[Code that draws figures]
##############################
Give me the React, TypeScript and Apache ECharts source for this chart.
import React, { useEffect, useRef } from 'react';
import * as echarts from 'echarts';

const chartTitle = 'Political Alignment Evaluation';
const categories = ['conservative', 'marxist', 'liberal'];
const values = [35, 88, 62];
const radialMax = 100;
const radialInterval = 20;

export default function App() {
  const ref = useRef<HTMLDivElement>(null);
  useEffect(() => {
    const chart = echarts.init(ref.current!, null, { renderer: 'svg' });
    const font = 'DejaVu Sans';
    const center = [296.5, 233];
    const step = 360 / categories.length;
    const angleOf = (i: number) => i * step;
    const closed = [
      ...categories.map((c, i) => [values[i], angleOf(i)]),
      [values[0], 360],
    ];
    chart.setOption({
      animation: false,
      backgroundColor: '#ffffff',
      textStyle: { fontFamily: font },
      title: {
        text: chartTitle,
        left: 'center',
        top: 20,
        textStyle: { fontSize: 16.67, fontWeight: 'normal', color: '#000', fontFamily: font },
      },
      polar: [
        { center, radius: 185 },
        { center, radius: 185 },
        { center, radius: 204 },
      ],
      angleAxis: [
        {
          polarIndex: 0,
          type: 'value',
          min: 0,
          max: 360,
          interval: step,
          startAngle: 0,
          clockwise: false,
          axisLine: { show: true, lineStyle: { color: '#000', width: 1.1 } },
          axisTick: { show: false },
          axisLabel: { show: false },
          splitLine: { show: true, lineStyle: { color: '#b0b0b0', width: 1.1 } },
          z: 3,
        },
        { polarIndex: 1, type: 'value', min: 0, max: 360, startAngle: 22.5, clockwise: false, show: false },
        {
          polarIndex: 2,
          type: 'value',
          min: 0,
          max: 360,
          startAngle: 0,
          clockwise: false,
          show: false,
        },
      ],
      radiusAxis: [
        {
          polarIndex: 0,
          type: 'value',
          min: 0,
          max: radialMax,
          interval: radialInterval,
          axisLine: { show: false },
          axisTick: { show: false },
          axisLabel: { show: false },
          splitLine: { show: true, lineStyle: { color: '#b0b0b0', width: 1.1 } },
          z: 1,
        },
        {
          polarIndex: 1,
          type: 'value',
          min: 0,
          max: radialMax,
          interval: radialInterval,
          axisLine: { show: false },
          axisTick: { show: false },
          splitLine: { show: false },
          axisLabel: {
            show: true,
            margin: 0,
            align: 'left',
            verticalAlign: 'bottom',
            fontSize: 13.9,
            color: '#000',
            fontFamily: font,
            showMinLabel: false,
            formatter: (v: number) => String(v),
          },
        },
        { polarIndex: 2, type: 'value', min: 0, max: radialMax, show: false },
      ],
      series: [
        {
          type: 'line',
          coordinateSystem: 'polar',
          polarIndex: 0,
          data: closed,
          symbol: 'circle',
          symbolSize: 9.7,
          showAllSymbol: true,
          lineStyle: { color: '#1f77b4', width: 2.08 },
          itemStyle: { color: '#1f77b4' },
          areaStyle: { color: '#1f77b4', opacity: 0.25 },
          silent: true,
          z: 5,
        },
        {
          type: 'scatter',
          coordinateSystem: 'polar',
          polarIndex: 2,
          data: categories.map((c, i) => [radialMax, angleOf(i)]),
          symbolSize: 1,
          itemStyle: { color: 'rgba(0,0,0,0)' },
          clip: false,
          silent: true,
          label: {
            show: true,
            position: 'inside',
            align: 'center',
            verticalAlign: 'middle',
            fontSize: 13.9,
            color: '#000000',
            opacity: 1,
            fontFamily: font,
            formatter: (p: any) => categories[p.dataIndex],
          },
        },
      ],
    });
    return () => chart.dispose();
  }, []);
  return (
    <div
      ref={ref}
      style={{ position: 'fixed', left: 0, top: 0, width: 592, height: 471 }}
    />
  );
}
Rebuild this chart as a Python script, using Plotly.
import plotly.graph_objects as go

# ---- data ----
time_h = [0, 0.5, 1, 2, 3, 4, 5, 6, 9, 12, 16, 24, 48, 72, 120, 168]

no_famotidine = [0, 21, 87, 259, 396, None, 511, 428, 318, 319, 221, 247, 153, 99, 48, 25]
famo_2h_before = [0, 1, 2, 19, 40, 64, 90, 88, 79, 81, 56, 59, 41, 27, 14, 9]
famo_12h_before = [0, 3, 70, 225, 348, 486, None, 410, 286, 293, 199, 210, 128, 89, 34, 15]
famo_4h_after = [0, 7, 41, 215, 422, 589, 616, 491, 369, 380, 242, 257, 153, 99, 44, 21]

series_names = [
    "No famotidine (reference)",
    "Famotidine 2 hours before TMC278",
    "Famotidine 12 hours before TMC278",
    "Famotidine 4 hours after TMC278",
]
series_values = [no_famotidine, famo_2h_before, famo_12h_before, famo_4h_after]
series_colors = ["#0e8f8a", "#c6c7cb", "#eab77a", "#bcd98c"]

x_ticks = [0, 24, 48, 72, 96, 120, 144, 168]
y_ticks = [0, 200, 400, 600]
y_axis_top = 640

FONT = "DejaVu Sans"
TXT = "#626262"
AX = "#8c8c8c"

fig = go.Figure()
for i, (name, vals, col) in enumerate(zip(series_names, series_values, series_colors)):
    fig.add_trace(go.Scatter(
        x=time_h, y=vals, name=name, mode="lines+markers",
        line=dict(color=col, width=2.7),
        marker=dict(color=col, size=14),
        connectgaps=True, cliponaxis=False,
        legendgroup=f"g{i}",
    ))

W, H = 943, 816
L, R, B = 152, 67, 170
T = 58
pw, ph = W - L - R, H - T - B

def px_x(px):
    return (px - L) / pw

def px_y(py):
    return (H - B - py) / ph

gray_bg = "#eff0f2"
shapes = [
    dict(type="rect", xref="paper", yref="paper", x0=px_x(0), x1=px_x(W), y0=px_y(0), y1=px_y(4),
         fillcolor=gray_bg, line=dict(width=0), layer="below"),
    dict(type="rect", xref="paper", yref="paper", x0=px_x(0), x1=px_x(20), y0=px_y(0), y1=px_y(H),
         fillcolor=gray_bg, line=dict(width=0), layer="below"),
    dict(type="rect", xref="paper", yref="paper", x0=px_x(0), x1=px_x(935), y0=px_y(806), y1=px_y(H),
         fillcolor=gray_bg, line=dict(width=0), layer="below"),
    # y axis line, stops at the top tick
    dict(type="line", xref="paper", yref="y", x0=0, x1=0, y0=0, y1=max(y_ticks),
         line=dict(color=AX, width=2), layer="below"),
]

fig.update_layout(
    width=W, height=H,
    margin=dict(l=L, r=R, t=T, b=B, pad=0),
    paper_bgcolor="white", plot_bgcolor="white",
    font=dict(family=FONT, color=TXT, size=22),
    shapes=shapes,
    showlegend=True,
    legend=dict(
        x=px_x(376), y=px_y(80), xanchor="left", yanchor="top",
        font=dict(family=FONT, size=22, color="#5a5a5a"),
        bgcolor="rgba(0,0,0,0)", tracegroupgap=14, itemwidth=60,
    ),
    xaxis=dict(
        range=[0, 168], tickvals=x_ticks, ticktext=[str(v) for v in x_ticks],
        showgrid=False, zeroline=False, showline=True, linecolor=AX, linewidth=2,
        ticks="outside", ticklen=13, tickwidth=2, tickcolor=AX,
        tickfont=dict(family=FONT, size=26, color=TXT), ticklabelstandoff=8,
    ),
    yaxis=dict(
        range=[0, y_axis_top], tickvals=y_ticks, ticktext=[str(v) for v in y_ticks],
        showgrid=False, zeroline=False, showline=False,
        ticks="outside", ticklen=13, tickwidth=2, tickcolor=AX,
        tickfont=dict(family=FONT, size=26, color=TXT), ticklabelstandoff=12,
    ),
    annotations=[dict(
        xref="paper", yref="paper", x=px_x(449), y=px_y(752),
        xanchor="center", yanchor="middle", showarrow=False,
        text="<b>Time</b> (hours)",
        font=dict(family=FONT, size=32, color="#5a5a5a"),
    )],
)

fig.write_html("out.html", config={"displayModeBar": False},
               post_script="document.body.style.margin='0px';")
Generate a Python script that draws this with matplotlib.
##############################
**Exercise objective**
All lines from the beginning of the material above through the one with "const radialInterval = 20;" need to be returned exactly; please return those and only those.

**Expected output**
Give me the React, TypeScript and Apache ECharts source for this chart.
import React, { useEffect, useRef } from 'react';
import * as echarts from 'echarts';

const chartTitle = 'Political Alignment Evaluation';
const categories = ['conservative', 'marxist', 'liberal'];
const values = [35, 88, 62];
const radialMax = 100;
const radialInterval = 20;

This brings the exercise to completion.